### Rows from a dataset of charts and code
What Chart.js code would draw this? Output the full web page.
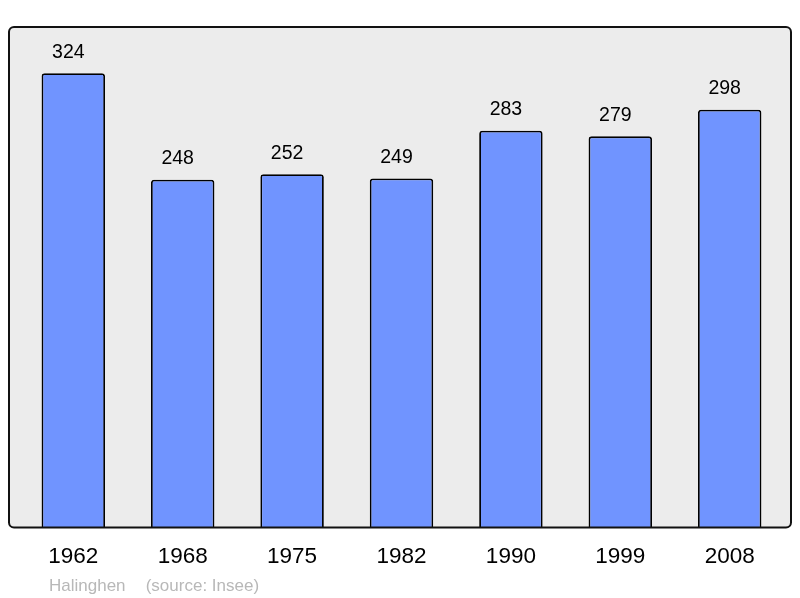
<!DOCTYPE html>
<html>
<head>
<meta charset="utf-8">
<script src="https://cdn.jsdelivr.net/npm/chart.js@4"></script>
<style>
html,body{margin:0;padding:0;background:#fff;}
#wrap{width:800px;height:598px;position:relative;}
</style>
</head>
<body>
<div id="wrap"><canvas id="c" width="800" height="598"></canvas></div>
<script>
const years = ["1962","1968","1975","1982","1990","1999","2008"];
const population = [324,248,252,249,283,279,298];
const placeName = "Halinghen";
const sourceText = "(source: Insee)";

const FONT = "'Liberation Sans', Arial, sans-serif";

const boxPlugin = {
  id: 'box',
  beforeDatasetsDraw(chart) {
    const {ctx, chartArea: a} = chart;
    ctx.save();
    ctx.beginPath();
    ctx.roundRect(a.left - 9.6, a.top, (a.right + 6.6) - (a.left - 9.6), a.bottom - a.top, 5);
    ctx.fillStyle = '#ececec';
    ctx.fill();
    ctx.restore();
  },
  afterDatasetsDraw(chart) {
    const {ctx, chartArea: a} = chart;
    ctx.save();
    // value labels
    const meta = chart.getDatasetMeta(0);
    ctx.font = "19.5px " + FONT;
    ctx.fillStyle = '#000';
    ctx.textAlign = 'center';
    ctx.textBaseline = 'middle';
    meta.data.forEach((bar, i) => {
      ctx.fillText(String(population[i]), bar.x - 5, bar.y - 21);
    });
    // frame
    ctx.beginPath();
    ctx.roundRect(a.left - 9.6, a.top, (a.right + 6.6) - (a.left - 9.6), a.bottom - a.top, 5);
    ctx.lineWidth = 2;
    ctx.strokeStyle = '#111';
    ctx.stroke();
    // source
    ctx.font = "17px " + FONT;
    ctx.fillStyle = '#b8b8b8';
    ctx.textAlign = 'left';
    ctx.textBaseline = 'alphabetic';
    ctx.fillText(placeName, 49, 590.5);
    ctx.fillText(sourceText, 145.7, 590.5);
    ctx.restore();
  }
};

new Chart(document.getElementById('c'), {
  type: 'bar',
  data: {
    labels: years,
    datasets: [{
      data: population,
      backgroundColor: '#7094ff',
      borderColor: '#000',
      borderWidth: 1.8,
      borderRadius: 3,
      borderSkipped: 'bottom',
      categoryPercentage: 1,
      barPercentage: 0.58
    }]
  },
  options: {
    responsive: false,
    animation: false,
    devicePixelRatio: 1,
    layout: { padding: { left: 18.6, right: 15.6, top: 27, bottom: 11.6 } },
    plugins: { legend: { display: false }, tooltip: { enabled: false } },
    scales: {
      y: { display: false, min: 0, max: 357 },
      x: {
        grid: { display: false, drawTicks: false },
        border: { display: false },
        ticks: { color: '#000', font: { family: FONT, size: 22.5 }, padding: 16, maxRotation: 0 }
      }
    }
  },
  plugins: [boxPlugin]
});
</script>
</body>
</html>
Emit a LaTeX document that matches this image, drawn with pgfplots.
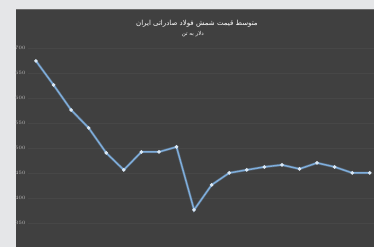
\documentclass[border=0pt]{standalone}
\usepackage{fontspec}
\usepackage{pgfplots}
\pgfplotsset{compat=1.18}
\TeXXeTstate=1
\newfontfamily\arabicfont[Script=Arabic]{DejaVu Sans}
\definecolor{outerbg}{HTML}{E5E6E8}
\definecolor{panel}{HTML}{404040}
\definecolor{gridc}{HTML}{474747}
\definecolor{lineblue}{HTML}{7FAEDC}
\definecolor{ticklab}{HTML}{BDBDBD}
\begin{document}
\begin{tikzpicture}[x=1pt,y=1pt]
\fill[outerbg] (0,0) rectangle (374,247);
\fill[panel] (16,0) rectangle (374,238);
\fill[gray!70!panel] (16,236.5) rectangle (374,238);
\begin{axis}[
  at={(28pt,0pt)}, anchor=south west,
  scale only axis, width=346pt, height=238pt,
  xmin=-0.455, xmax=19.23,
  ymin=302, ymax=778,
  axis line style={draw=none},
  xtick=\empty,
  ytick={350,400,...,700},
  major tick length=0pt,
  ymajorgrids, grid style={gridc, line width=0.4pt},
  yticklabel style={font=\fontsize{5}{5}\selectfont, text=ticklab, xshift=1pt},
  clip=false,
]
\addplot[lineblue!60!panel, line width=2.6pt, opacity=0.6, forget plot]
coordinates {
(0,674) (1,626) (2,576) (3,540) (4,490) (5,456) (6,492) (7,492) (8,502) (9,376)
(10,426) (11,450) (12,456) (13,462) (14,466) (15,458) (16,470) (17,462) (18,450) (19,450)
};
\addplot[lineblue, line width=1.4pt, mark=*, mark size=1pt,
  mark options={fill=white!85!lineblue, draw=white!70!lineblue}]
coordinates {
(0,674) (1,626) (2,576) (3,540) (4,490) (5,456) (6,492) (7,492) (8,502) (9,376)
(10,426) (11,450) (12,456) (13,462) (14,466) (15,458) (16,470) (17,462) (18,450) (19,450)
};
\end{axis}
\node[text=white, font=\arabicfont\fontsize{7}{8}\selectfont] at (197,223) {\beginR متوسط قیمت شمش فولاد صادراتی ایران\endR};
\node[text=white, font=\arabicfont\fontsize{5.5}{6}\selectfont] at (193,213) {\beginR دلار به تن\endR};
\end{tikzpicture}
\end{document}
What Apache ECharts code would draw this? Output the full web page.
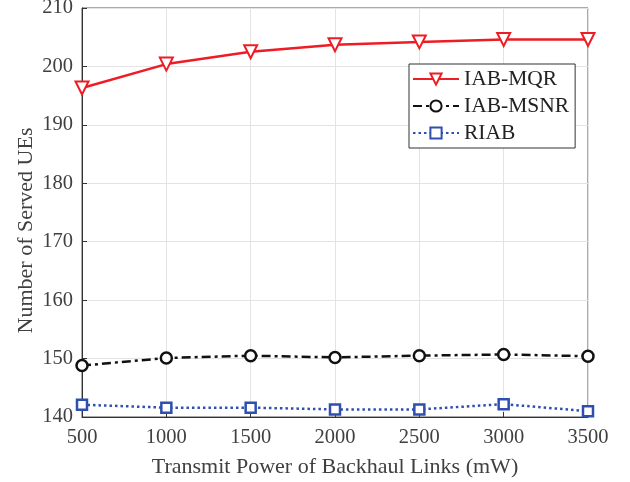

### EXERCISE BRIEF
From the material above, copy everything exactly but the pictures.

### SOLUTION TO THIS EXERCISE
What Chart.js code would draw this? Output the full web page.
<!DOCTYPE html>
<html>
<head>
<meta charset="utf-8">
<script src="https://cdn.jsdelivr.net/npm/chart.js@4"></script>
<style>
html,body{margin:0;padding:0;background:#fff;}
#wrap{width:800px;height:598px;position:relative;}
</style>
</head>
<body>
<div id="wrap"><canvas id="c" width="800" height="598"></canvas></div>
<script>
const years = ["1962","1968","1975","1982","1990","1999","2008"];
const population = [324,248,252,249,283,279,298];
const placeName = "Halinghen";
const sourceText = "(source: Insee)";

const FONT = "'Liberation Sans', Arial, sans-serif";

const boxPlugin = {
  id: 'box',
  beforeDatasetsDraw(chart) {
    const {ctx, chartArea: a} = chart;
    ctx.save();
    ctx.beginPath();
    ctx.roundRect(a.left - 9.6, a.top, (a.right + 6.6) - (a.left - 9.6), a.bottom - a.top, 5);
    ctx.fillStyle = '#ececec';
    ctx.fill();
    ctx.restore();
  },
  afterDatasetsDraw(chart) {
    const {ctx, chartArea: a} = chart;
    ctx.save();
    // value labels
    const meta = chart.getDatasetMeta(0);
    ctx.font = "19.5px " + FONT;
    ctx.fillStyle = '#000';
    ctx.textAlign = 'center';
    ctx.textBaseline = 'middle';
    meta.data.forEach((bar, i) => {
      ctx.fillText(String(population[i]), bar.x - 5, bar.y - 21);
    });
    // frame
    ctx.beginPath();
    ctx.roundRect(a.left - 9.6, a.top, (a.right + 6.6) - (a.left - 9.6), a.bottom - a.top, 5);
    ctx.lineWidth = 2;
    ctx.strokeStyle = '#111';
    ctx.stroke();
    // source
    ctx.font = "17px " + FONT;
    ctx.fillStyle = '#b8b8b8';
    ctx.textAlign = 'left';
    ctx.textBaseline = 'alphabetic';
    ctx.fillText(placeName, 49, 590.5);
    ctx.fillText(sourceText, 145.7, 590.5);
    ctx.restore();
  }
};

new Chart(document.getElementById('c'), {
  type: 'bar',
  data: {
    labels: years,
    datasets: [{
      data: population,
      backgroundColor: '#7094ff',
      borderColor: '#000',
      borderWidth: 1.8,
      borderRadius: 3,
      borderSkipped: 'bottom',
      categoryPercentage: 1,
      barPercentage: 0.58
    }]
  },
  options: {
    responsive: false,
    animation: false,
    devicePixelRatio: 1,
    layout: { padding: { left: 18.6, right: 15.6, top: 27, bottom: 11.6 } },
    plugins: { legend: { display: false }, tooltip: { enabled: false } },
    scales: {
      y: { display: false, min: 0, max: 357 },
      x: {
        grid: { display: false, drawTicks: false },
        border: { display: false },
        ticks: { color: '#000', font: { family: FONT, size: 22.5 }, padding: 16, maxRotation: 0 }
      }
    }
  },
  plugins: [boxPlugin]
});
</script>
</body>
</html>
Emit a LaTeX document that matches this image, drawn with pgfplots.
\documentclass[border=0pt]{standalone}
\usepackage{fontspec}
\usepackage{pgfplots}
\pgfplotsset{compat=1.18}
\TeXXeTstate=1
\newfontfamily\arabicfont[Script=Arabic]{DejaVu Sans}
\definecolor{outerbg}{HTML}{E5E6E8}
\definecolor{panel}{HTML}{404040}
\definecolor{gridc}{HTML}{474747}
\definecolor{lineblue}{HTML}{7FAEDC}
\definecolor{ticklab}{HTML}{BDBDBD}
\begin{document}
\begin{tikzpicture}[x=1pt,y=1pt]
\fill[outerbg] (0,0) rectangle (374,247);
\fill[panel] (16,0) rectangle (374,238);
\fill[gray!70!panel] (16,236.5) rectangle (374,238);
\begin{axis}[
  at={(28pt,0pt)}, anchor=south west,
  scale only axis, width=346pt, height=238pt,
  xmin=-0.455, xmax=19.23,
  ymin=302, ymax=778,
  axis line style={draw=none},
  xtick=\empty,
  ytick={350,400,...,700},
  major tick length=0pt,
  ymajorgrids, grid style={gridc, line width=0.4pt},
  yticklabel style={font=\fontsize{5}{5}\selectfont, text=ticklab, xshift=1pt},
  clip=false,
]
\addplot[lineblue!60!panel, line width=2.6pt, opacity=0.6, forget plot]
coordinates {
(0,674) (1,626) (2,576) (3,540) (4,490) (5,456) (6,492) (7,492) (8,502) (9,376)
(10,426) (11,450) (12,456) (13,462) (14,466) (15,458) (16,470) (17,462) (18,450) (19,450)
};
\addplot[lineblue, line width=1.4pt, mark=*, mark size=1pt,
  mark options={fill=white!85!lineblue, draw=white!70!lineblue}]
coordinates {
(0,674) (1,626) (2,576) (3,540) (4,490) (5,456) (6,492) (7,492) (8,502) (9,376)
(10,426) (11,450) (12,456) (13,462) (14,466) (15,458) (16,470) (17,462) (18,450) (19,450)
};
\end{axis}
\node[text=white, font=\arabicfont\fontsize{7}{8}\selectfont] at (197,223) {\beginR متوسط قیمت شمش فولاد صادراتی ایران\endR};
\node[text=white, font=\arabicfont\fontsize{5.5}{6}\selectfont] at (193,213) {\beginR دلار به تن\endR};
\end{tikzpicture}
\end{document}
What Apache ECharts code would draw this? Output the full web page.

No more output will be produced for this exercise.